**RECORD SET**
========

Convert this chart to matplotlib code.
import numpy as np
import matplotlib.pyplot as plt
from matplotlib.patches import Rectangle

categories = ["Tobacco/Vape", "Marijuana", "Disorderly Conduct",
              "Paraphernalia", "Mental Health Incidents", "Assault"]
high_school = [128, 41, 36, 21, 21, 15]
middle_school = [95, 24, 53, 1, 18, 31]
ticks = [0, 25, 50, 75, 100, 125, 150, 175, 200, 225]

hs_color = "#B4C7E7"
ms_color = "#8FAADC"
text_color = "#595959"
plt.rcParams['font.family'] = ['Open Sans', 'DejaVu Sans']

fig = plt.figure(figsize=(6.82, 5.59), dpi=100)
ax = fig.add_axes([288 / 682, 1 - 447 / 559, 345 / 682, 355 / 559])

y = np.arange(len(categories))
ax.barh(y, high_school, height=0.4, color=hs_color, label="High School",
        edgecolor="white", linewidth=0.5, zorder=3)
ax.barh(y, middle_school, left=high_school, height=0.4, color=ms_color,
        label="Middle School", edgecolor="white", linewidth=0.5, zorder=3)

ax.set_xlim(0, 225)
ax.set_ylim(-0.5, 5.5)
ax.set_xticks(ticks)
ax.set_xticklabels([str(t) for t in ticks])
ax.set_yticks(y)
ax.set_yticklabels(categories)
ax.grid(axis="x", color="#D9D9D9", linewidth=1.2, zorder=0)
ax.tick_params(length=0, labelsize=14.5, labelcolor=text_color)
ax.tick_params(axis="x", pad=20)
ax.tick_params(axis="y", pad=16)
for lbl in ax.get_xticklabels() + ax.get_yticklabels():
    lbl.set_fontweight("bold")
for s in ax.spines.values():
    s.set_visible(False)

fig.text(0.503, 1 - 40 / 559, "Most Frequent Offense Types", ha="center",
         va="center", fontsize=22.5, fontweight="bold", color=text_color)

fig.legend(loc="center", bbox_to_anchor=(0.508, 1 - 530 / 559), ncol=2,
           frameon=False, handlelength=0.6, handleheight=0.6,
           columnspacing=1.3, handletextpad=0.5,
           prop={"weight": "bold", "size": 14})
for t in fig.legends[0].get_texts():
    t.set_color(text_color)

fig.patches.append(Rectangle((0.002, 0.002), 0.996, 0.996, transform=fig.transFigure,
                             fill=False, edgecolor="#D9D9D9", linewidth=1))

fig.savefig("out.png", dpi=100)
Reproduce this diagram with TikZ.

========

Say how many lines in the entries contain the string "this", and leave out everything else.

**THE ANSWER**
2